Thanks to those of you who helped make the trip possible. Others of you no doubt think we're totally mad for doing something like this. Whatever turns you on I guess - just lucky we don't all want to do the same things. We'll certainly be looking forward to the next big bike challenge - whatever it might turn out to be.
Cheers
Bill and Ian

Episode 6 ( loaded 10/9/09 )

Many more miles under the belt since our last update - although not without some unforeseen events. We've headed into some pretty hot weather - not quite what the poor old bikes were expecting (let alone the poor old riders!). Here's a bit of a rundown and some photos to give you a snapshot of some of the places and experiences.

We left Atherton for Laura (Cape York). Almost made it but darkness won - had to tackle our first major dirt road under candlelight (LEDs), and ended up camped under the stars by the roadside - a nice experience of solitude after caravan parks. Next morning we checked out some pretty amazing aboriginal rock art at Split Rock, then onto Laura - our northern-most point for the trip. We then backtracked to Lakeland Downs, then across to Cooktown for the night. Next morning we met Jacqui, Keith and the kids in their 4WD, and relieved ourselves of baggage for the big trip down the Bloomfield Track and the Daintree to Cairns. As you'll see from the photos, much excitement at the water crossings, but the photos don't show the steep rough bits that really were a challenge. We couldn't have done it loaded up (thanks Jac and Keith). Then back to Atherton for some much needed maintenance (and removal of grime).

After a couple more very pleasant days in Atherton we headed west. First stop was the Undarra lava tubes, then across to Normanton via Georgetown. About 40 km before Normanton the poor old Norton suffered some heat exhaustion and clattered to a halt. It looked bad - no compression and very hot. Ian was convinced it was the exhaust valve so off with the head. The valve was badly burnt, but what really worried us was that its convex top had become concave. The valve head had stretched and distorted. We did a quick valve grind with emery paper, and put it back together not really expecting it to go, but hey presto - it fired up beautifully. By now it was getting dark and lots of dead 'roos on the road, so a slow trip by candlelight for 25 km to the next van park.

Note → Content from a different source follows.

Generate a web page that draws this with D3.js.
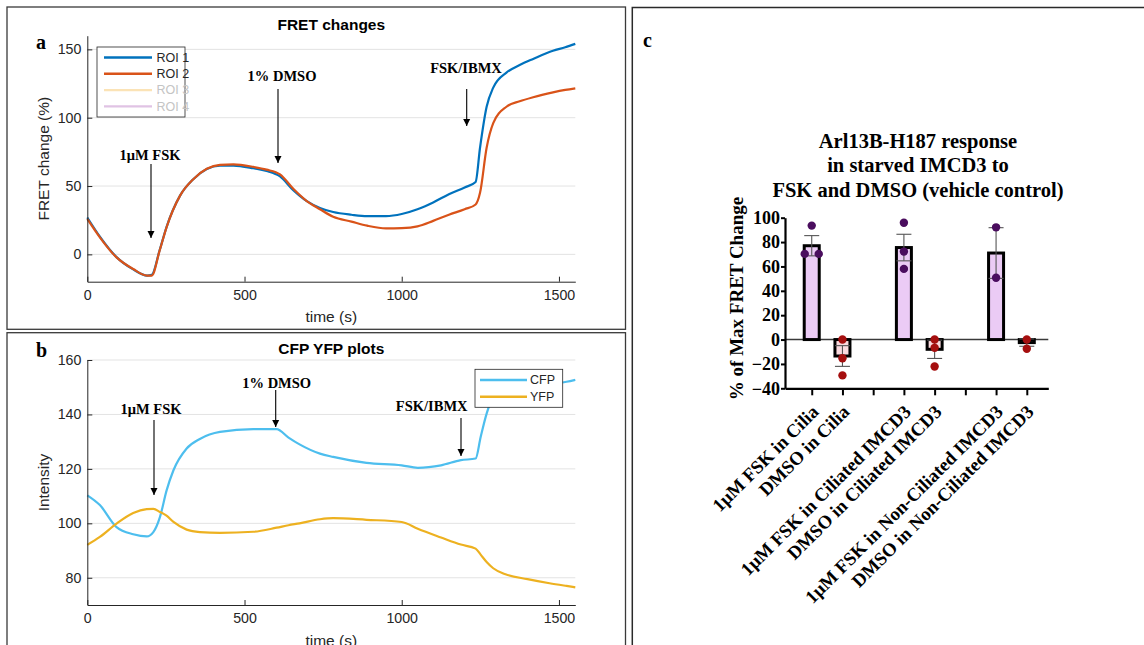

Next day we rode onto Normanton, where Ian got some valve grinding paste and spent a couple of hours grinding away. Amazingly, considering the amount of valve distortion, he managed to do a pretty good job and recreated lots of compression. He also richened the fuel mixture to reduce running temperature and fixed a turning camshaft bush. We then did a test run up to Karumba and all seemed good. We took the obligatory photos, did a boat trip (saw a croc in the wild) and watched the sunset over the ocean. We also met Frank Wheeler who rode around Australia on a 125 in the '70s, walked across the Simpson desert a couple of years ago, and has just finished riding a postie bike across Australia along the tropic of Capricorn - and he's 72 years old (made us feel very small).
Funny - he was after ideas from us as to what he could do next - as long as no-one had ever done it before !!!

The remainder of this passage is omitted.